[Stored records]
** Begin **

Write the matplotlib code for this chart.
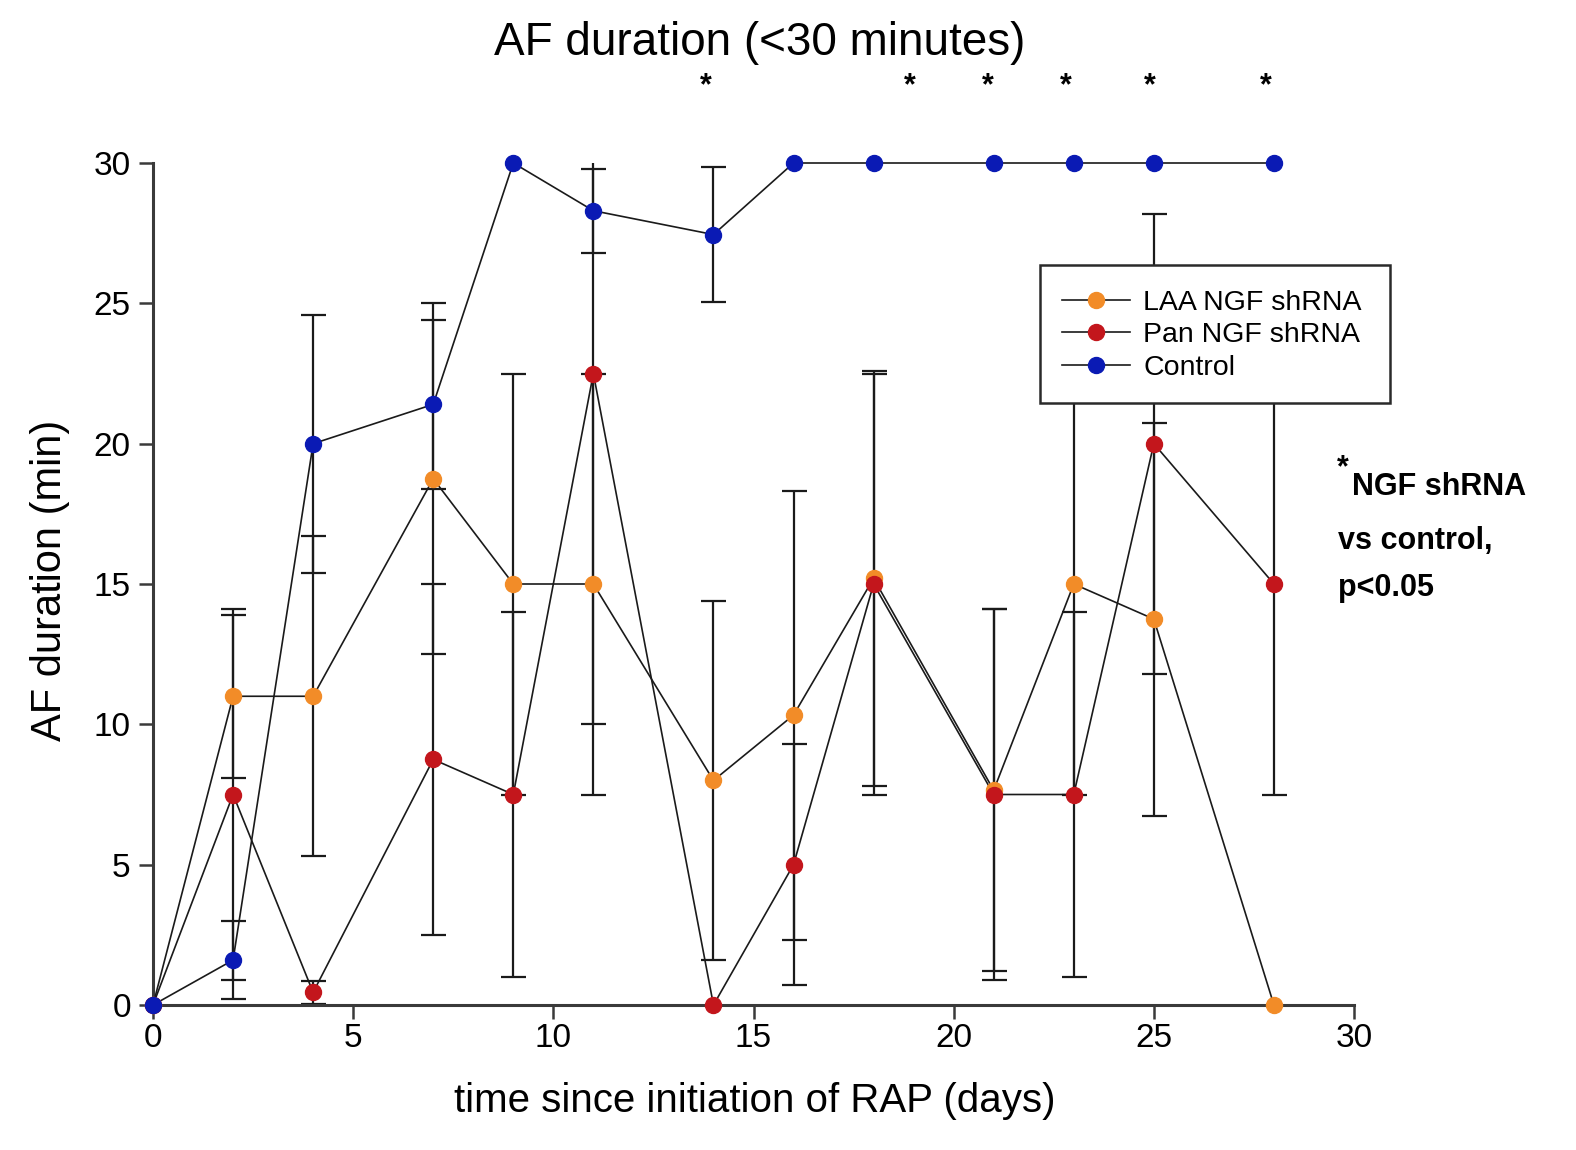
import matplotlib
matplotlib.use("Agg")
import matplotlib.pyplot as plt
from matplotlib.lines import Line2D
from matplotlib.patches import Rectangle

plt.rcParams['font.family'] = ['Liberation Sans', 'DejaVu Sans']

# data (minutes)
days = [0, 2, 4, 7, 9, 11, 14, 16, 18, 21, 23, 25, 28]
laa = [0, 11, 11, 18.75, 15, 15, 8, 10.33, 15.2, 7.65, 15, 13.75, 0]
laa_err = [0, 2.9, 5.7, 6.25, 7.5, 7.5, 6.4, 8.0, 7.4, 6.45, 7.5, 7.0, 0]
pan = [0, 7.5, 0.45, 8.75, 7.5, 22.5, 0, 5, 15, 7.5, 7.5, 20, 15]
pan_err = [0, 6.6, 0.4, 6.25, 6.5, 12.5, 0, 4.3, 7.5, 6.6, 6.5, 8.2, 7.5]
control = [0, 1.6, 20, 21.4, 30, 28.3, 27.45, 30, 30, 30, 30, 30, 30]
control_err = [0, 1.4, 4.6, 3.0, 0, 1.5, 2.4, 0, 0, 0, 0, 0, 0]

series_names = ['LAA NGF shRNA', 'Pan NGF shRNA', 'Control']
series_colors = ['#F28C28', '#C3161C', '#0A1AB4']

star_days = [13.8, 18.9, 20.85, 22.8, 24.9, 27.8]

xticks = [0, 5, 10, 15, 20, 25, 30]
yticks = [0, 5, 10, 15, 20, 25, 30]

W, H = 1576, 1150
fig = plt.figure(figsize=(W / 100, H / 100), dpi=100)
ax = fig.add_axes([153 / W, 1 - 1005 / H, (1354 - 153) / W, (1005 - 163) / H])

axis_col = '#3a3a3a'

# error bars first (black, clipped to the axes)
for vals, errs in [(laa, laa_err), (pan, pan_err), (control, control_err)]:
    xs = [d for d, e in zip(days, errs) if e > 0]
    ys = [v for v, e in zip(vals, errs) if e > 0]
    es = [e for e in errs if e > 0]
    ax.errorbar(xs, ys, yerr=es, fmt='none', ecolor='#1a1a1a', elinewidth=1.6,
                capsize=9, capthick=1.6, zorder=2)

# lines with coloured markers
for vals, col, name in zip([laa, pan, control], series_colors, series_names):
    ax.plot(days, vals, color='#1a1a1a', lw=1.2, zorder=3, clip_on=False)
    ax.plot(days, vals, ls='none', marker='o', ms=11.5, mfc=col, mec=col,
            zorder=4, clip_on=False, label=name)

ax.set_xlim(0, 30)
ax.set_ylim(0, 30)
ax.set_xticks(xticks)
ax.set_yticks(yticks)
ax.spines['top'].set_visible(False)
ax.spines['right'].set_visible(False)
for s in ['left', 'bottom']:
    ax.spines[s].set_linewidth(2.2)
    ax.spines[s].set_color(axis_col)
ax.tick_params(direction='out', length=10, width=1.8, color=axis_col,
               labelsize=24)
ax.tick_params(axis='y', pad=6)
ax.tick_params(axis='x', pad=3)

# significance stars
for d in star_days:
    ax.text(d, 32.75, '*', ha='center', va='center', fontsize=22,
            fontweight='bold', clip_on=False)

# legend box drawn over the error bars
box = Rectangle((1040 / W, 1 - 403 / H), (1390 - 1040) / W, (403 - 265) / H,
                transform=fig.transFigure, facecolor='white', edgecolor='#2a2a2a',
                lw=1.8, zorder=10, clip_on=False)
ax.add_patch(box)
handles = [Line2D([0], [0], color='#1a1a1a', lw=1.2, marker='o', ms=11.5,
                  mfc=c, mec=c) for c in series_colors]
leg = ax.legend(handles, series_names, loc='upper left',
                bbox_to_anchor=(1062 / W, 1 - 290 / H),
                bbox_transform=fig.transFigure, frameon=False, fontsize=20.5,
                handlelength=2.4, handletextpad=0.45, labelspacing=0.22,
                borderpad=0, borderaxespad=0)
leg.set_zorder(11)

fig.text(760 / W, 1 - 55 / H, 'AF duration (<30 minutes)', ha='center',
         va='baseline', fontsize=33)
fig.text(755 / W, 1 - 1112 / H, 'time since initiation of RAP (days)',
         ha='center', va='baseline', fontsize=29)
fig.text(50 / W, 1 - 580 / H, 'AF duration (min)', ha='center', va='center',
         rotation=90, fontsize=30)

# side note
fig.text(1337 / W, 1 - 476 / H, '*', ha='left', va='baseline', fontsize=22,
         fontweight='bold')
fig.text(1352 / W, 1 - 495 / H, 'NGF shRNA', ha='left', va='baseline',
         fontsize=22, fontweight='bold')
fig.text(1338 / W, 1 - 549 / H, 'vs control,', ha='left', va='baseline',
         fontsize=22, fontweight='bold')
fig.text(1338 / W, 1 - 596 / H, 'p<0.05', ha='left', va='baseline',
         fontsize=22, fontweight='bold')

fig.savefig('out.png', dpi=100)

** End **
** Begin **

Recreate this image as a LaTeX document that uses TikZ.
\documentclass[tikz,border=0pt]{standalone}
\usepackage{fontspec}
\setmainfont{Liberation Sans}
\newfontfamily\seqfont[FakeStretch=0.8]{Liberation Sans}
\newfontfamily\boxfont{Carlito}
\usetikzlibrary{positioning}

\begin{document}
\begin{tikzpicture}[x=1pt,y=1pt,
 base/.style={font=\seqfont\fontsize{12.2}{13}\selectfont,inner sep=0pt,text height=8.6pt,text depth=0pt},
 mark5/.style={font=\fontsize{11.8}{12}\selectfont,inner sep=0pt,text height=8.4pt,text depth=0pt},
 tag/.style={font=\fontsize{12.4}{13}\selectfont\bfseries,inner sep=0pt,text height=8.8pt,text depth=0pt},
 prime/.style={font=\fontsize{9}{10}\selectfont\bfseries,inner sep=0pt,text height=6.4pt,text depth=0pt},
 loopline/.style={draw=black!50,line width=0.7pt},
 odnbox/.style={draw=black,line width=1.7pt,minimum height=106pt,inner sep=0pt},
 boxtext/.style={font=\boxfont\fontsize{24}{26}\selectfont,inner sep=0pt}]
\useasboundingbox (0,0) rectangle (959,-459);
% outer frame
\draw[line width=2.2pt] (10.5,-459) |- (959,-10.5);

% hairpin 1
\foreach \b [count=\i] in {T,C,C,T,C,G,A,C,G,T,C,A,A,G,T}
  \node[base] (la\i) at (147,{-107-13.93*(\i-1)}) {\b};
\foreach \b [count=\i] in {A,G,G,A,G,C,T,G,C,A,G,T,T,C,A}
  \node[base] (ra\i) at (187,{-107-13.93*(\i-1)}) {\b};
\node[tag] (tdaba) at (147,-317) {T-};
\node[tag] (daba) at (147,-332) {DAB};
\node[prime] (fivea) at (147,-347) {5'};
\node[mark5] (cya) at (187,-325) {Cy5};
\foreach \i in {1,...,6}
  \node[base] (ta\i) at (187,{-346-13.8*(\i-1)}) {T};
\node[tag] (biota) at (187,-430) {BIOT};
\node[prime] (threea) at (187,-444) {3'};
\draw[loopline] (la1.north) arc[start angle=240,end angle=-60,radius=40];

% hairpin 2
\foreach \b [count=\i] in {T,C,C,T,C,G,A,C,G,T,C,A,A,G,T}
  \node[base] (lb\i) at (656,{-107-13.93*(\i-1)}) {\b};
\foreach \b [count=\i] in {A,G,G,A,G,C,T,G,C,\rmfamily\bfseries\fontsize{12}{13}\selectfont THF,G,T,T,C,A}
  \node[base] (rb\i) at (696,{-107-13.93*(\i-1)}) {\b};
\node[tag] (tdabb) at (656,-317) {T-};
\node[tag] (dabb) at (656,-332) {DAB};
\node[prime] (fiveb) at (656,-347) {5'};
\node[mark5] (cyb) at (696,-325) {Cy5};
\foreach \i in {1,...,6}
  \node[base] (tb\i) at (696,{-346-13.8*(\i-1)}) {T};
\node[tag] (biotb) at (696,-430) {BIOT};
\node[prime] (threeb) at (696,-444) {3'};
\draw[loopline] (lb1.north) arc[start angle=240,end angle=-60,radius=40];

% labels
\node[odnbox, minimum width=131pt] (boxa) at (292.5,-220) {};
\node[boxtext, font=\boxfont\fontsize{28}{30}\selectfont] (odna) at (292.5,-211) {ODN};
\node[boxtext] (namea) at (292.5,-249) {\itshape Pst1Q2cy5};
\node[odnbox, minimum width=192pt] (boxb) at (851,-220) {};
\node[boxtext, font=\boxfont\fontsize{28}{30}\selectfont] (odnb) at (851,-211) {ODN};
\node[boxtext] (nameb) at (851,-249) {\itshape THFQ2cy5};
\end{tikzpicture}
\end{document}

** End **

● What the task requires: The copy should hold exactly the lines from the line with "Write the matplotlib code for this chart." to the line with "yticks = [0, 5, 10, 15, 20, 25, 30]", both ends in, set down without any pictures and with nothing added.

● Problem solution:
Write the matplotlib code for this chart.
import matplotlib
matplotlib.use("Agg")
import matplotlib.pyplot as plt
from matplotlib.lines import Line2D
from matplotlib.patches import Rectangle

plt.rcParams['font.family'] = ['Liberation Sans', 'DejaVu Sans']

# data (minutes)
days = [0, 2, 4, 7, 9, 11, 14, 16, 18, 21, 23, 25, 28]
laa = [0, 11, 11, 18.75, 15, 15, 8, 10.33, 15.2, 7.65, 15, 13.75, 0]
laa_err = [0, 2.9, 5.7, 6.25, 7.5, 7.5, 6.4, 8.0, 7.4, 6.45, 7.5, 7.0, 0]
pan = [0, 7.5, 0.45, 8.75, 7.5, 22.5, 0, 5, 15, 7.5, 7.5, 20, 15]
pan_err = [0, 6.6, 0.4, 6.25, 6.5, 12.5, 0, 4.3, 7.5, 6.6, 6.5, 8.2, 7.5]
control = [0, 1.6, 20, 21.4, 30, 28.3, 27.45, 30, 30, 30, 30, 30, 30]
control_err = [0, 1.4, 4.6, 3.0, 0, 1.5, 2.4, 0, 0, 0, 0, 0, 0]

series_names = ['LAA NGF shRNA', 'Pan NGF shRNA', 'Control']
series_colors = ['#F28C28', '#C3161C', '#0A1AB4']

star_days = [13.8, 18.9, 20.85, 22.8, 24.9, 27.8]

xticks = [0, 5, 10, 15, 20, 25, 30]
yticks = [0, 5, 10, 15, 20, 25, 30]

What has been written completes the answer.